Comment pourroit princes bien gouverner,
Ne grant peuple tenir en union,
S’en soy meismes ne povoit rafrener
Les meurs mauvais de sa condicion.
Il ne pourroit nullement ;
Car seignourir se doit premièrement,
Et corrigier pour l’exemple d’autrui,
Qui veult avoir commun gouvernement,
Si qu’on voie toute bonté en lui.

Premier il doit Dieu et l’Eglise amer,
Humble cuer ait , pitié , compassion
Le bien commun doit sur touz préférer,
Son peuple avoir en grant dilection*,  (*affection, charité)
Estre saige et diligent ;
Vérité ait : tel doit estre régent,
Lent de pugnir, aux bons non faire ennuy,
Et aux mauvais rendre droit jugement,
Si qu’on voie toute bonté en lui.

D’entour lui doit touz menteurs rebouter,
Justice avoir, équité et raison,
Le poure oïr, le plaintif escouter,
À touz venans avoir large maison,
Requérir crueusement* (*cruellement)
Son ennemi , et mener doucement
Ses vraiz subgiez sanz asservir nulli;
Avarice doit haïr mortelement,
Si qu’on voie toute bonté en lui.

Eustache Deschamps

Pour conclure, finissons par une petite question ouverte au regard de l’actualité.
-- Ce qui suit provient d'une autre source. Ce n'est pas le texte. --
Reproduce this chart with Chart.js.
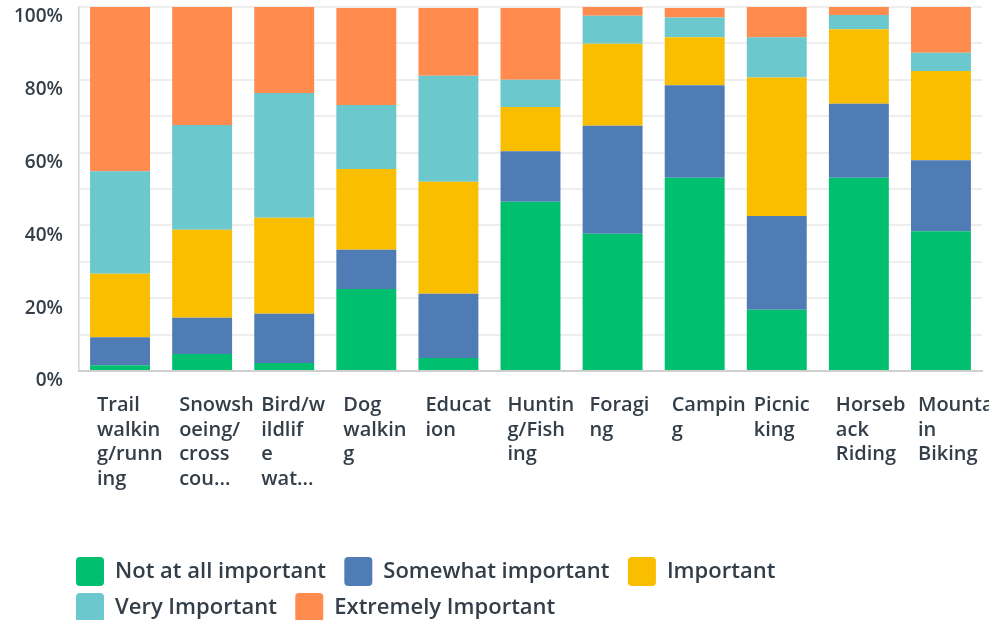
<!DOCTYPE html>
<html>
<head>
<meta charset="utf-8">
<script src="https://cdn.jsdelivr.net/npm/chart.js@4/dist/chart.umd.min.js"></script>
<style>
  html, body { margin: 0; padding: 0; background: #fff; overflow: hidden; }
  #wrap { width: 989px; height: 632px; position: relative; }
</style>
</head>
<body>
<div id="wrap"><canvas id="importanceChart"></canvas></div>
<script>
// categories (full names) and how the tick labels wrap in the picture
const categories = ['Trail walking/running', 'Snowshoeing/cross country skiing', 'Bird/wildlife watching',
  'Dog walking', 'Education', 'Hunting/Fishing', 'Foraging', 'Camping', 'Picnicking',
  'Horseback Riding', 'Mountain Biking'];
const tickLabels = [
  ['Trail', 'walkin', 'g/runn', 'ing'],
  ['Snowsh', 'oeing/', 'cross', 'cou...'],
  ['Bird/w', 'ildlif', 'e', 'wat...'],
  ['Dog', 'walkin', 'g'],
  ['Educat', 'ion'],
  ['Huntin', 'g/Fish', 'ing'],
  ['Foragi', 'ng'],
  ['Campin', 'g'],
  ['Picnic', 'king'],
  ['Horseb', 'ack', 'Riding'],
  ['Mounta', 'in', 'Biking']
];

// percent of respondents per answer
const notAtAll   = [1.6, 4.7, 2.2, 22.5, 3.6, 46.5, 37.7, 53.1, 16.8, 53.1, 38.4];
const somewhat   = [7.7, 9.9, 13.5, 10.8, 17.6, 13.9, 29.7, 25.4, 25.8, 20.3, 19.5];
const important  = [17.4, 24.2, 26.4, 22.2, 30.8, 12.1, 22.5, 13.2, 38.0, 20.5, 24.5];
const veryImp    = [28.2, 28.8, 34.3, 17.6, 29.1, 7.5, 7.7, 5.4, 11.1, 3.9, 5.0];
const extremely  = [45.1, 32.4, 23.6, 26.6, 18.6, 19.7, 2.4, 2.6, 8.3, 2.2, 12.6];

const yTicks = [0, 20, 40, 60, 80, 100];

const textColor = '#333e48';
Chart.defaults.font.family = "'Open Sans', sans-serif";
Chart.defaults.color = textColor;

// legend starts a bit left of the plot area, like the original
const legendShift = {
  id: 'legendShift',
  afterLayout(chart) {
    chart.legend.left = 69;
  }
};

const ctx = document.getElementById('importanceChart').getContext('2d');
const chart = new Chart(ctx, {
  type: 'bar',
  data: {
    labels: categories,
    datasets: [
      { label: 'Not at all important', data: notAtAll, backgroundColor: '#00bf6f' },
      { label: 'Somewhat important', data: somewhat, backgroundColor: '#507cb6' },
      { label: 'Important', data: important, backgroundColor: '#f9be00' },
      { label: 'Very Important', data: veryImp, backgroundColor: '#6bc8cd' },
      { label: 'Extremely Important', data: extremely, backgroundColor: '#ff8b4f' }
    ]
  },
  plugins: [legendShift],
  options: {
    responsive: true,
    maintainAspectRatio: false,
    animation: false,
    layout: { padding: { left: 0, right: 7, top: 0, bottom: 0 } },
    datasets: {
      bar: { barPercentage: 0.73, categoryPercentage: 1, borderWidth: 0 }
    },
    scales: {
      x: {
        stacked: true,
        grid: { display: false, drawTicks: false },
        border: { display: true, color: '#cfcfcf', width: 2 },
        ticks: {
          autoSkip: false,
          maxRotation: 0,
          minRotation: 0,
          align: 'start',
          labelOffset: -23,
          padding: 22,
          color: textColor,
          font: { size: 20, weight: '600', lineHeight: 1.235 },
          callback: (v, i) => tickLabels[i]
        },
        afterFit: (scale) => {
          scale.height = 179;
          scale.paddingLeft = 0;
          scale.paddingRight = 0;
        }
      },
      y: {
        stacked: true,
        min: 0,
        max: 100,
        grid: {
          drawTicks: false,
          color: (c) => c.tick && c.tick.value === 0 ? '#cfcfcf' : '#eeeeee',
          lineWidth: 2
        },
        border: { display: true, color: '#d4d4d4', width: 1.5 },
        ticks: {
          stepSize: 10,
          padding: 16,
          labelOffset: 10,
          color: textColor,
          font: { size: 19, weight: '600' },
          callback: (v) => yTicks.includes(v) ? v + '%' : ''
        },
        afterFit: (scale) => {
          scale.width = 79;
          scale.paddingTop = 7;
          scale.paddingBottom = 0;
        }
      }
    },
    plugins: {
      tooltip: { enabled: false },
      legend: {
        position: 'bottom',
        align: 'start',
        fullSize: false,
        labels: {
          boxWidth: 28,
          boxHeight: 29,
          padding: 7,
          useBorderRadius: true,
          borderRadius: 4,
          color: textColor,
          font: { size: 22, weight: '600' },
          generateLabels: (c) => {
            const items = Chart.defaults.plugins.legend.labels.generateLabels(c);
            items.forEach(it => { it.text = it.text + '  '; it.lineWidth = 0; });
            return items;
          }
        }
      }
    }
  }
});
</script>
</body>
</html>
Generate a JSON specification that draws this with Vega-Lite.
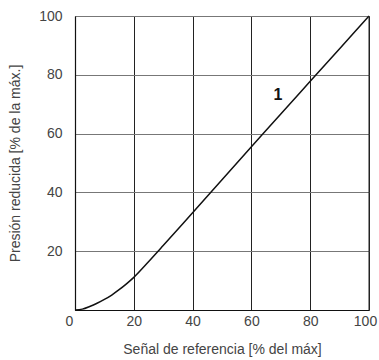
{
  "$schema": "https://vega.github.io/schema/vega-lite/v6.json",
  "width": 294,
  "height": 294,
  "autosize": "none",
  "padding": {"left": 75, "top": 16, "right": 10, "bottom": 50},
  "background": "white",
  "config": {
    "view": {"stroke": null},
    "font": "Liberation Sans"
  },
  "datasets": {
    "curve": [
      {"x": 0, "y": 0}, {"x": 2.5, "y": 0.3}, {"x": 5, "y": 1.2}, {"x": 7.5, "y": 2.3},
      {"x": 10, "y": 3.6}, {"x": 12.5, "y": 5.1}, {"x": 15, "y": 6.9}, {"x": 17.5, "y": 8.9},
      {"x": 20, "y": 11.1}, {"x": 25, "y": 16.4}, {"x": 30, "y": 21.9}, {"x": 40, "y": 33.1},
      {"x": 50, "y": 44.3}, {"x": 60, "y": 55.5}, {"x": 70, "y": 66.7}, {"x": 80, "y": 77.8},
      {"x": 90, "y": 88.9}, {"x": 100, "y": 100}
    ],
    "labels": [{"x": 69, "y": 73, "t": "1"}]
  },
  "layer": [
    {
      "data": {"name": "curve"},
      "mark": {"type": "line", "color": "#111", "strokeWidth": 1.5, "interpolate": "monotone"},
      "encoding": {
        "x": {
          "field": "x", "type": "quantitative",
          "scale": {"domain": [0, 100], "nice": false},
          "axis": {
            "values": [0, 20, 40, 60, 80, 100],
            "title": "Señal de referencia [% del máx]",
            "titleFont": "Liberation Sans", "titleFontWeight": "normal", "titleFontSize": 14, "titleColor": "#444",
            "titlePadding": 14,
            "labelFont": "Liberation Sans", "labelFontWeight": "normal", "labelFontSize": 14, "labelColor": "#444",
            "labelPadding": 4,
            "labelOffset": {"condition": [{"test": "datum.value == 0", "value": -6}, {"test": "datum.value == 100", "value": -4}], "value": 0},
            "labelFlush": false,
            "ticks": false,
            "domainColor": "#111", "domainWidth": 1.2,
            "grid": true, "gridColor": "#222", "gridOpacity": 1, "gridWidth": 1
          }
        },
        "y": {
          "field": "y", "type": "quantitative",
          "scale": {"domain": [0, 100], "nice": false},
          "axis": {
            "values": [0, 20, 40, 60, 80, 100],
            "labelExpr": "datum.value == 0 ? '' : datum.label",
            "title": "Presión reducida [% de la máx.]",
            "titleFont": "Liberation Sans", "titleFontWeight": "normal", "titleFontSize": 14, "titleColor": "#444",
            "titlePadding": 16,
            "labelFont": "Liberation Sans", "labelFontWeight": "normal", "labelFontSize": 14, "labelColor": "#444",
            "labelPadding": 13,
            "ticks": false,
            "domainColor": "#111", "domainWidth": 1.2,
            "grid": true, "gridColor": "#777", "gridOpacity": 1, "gridWidth": 1
          }
        }
      }
    },
    {
      "data": {"values": [{"a": 1}]},
      "mark": {"type": "rule", "color": "#222", "strokeWidth": 1},
      "encoding": {"x": {"datum": 100, "type": "quantitative"}}
    },
    {
      "data": {"name": "labels"},
      "mark": {"type": "text", "fontWeight": "bold", "fontSize": 16, "font": "Liberation Sans", "color": "#111"},
      "encoding": {
        "x": {"field": "x", "type": "quantitative"},
        "y": {"field": "y", "type": "quantitative"},
        "text": {"field": "t"}
      }
    }
  ]
}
Comment l’éviter ? Sous le fard, tout le cirque et les facéties de théâtre de nos politiques « markétisés » et « conseillés »  jusque dans leur couleur de cravate, y-a-t-il, en ces temps d’élections présidentielles, un « prince »  qui soit réellement de ces valeurs et qui en ait  les moyens ? Interrogés sur la question,  sans doute que peu les renierait, mais dans le concret ?

En vous souhaitant une belle journée.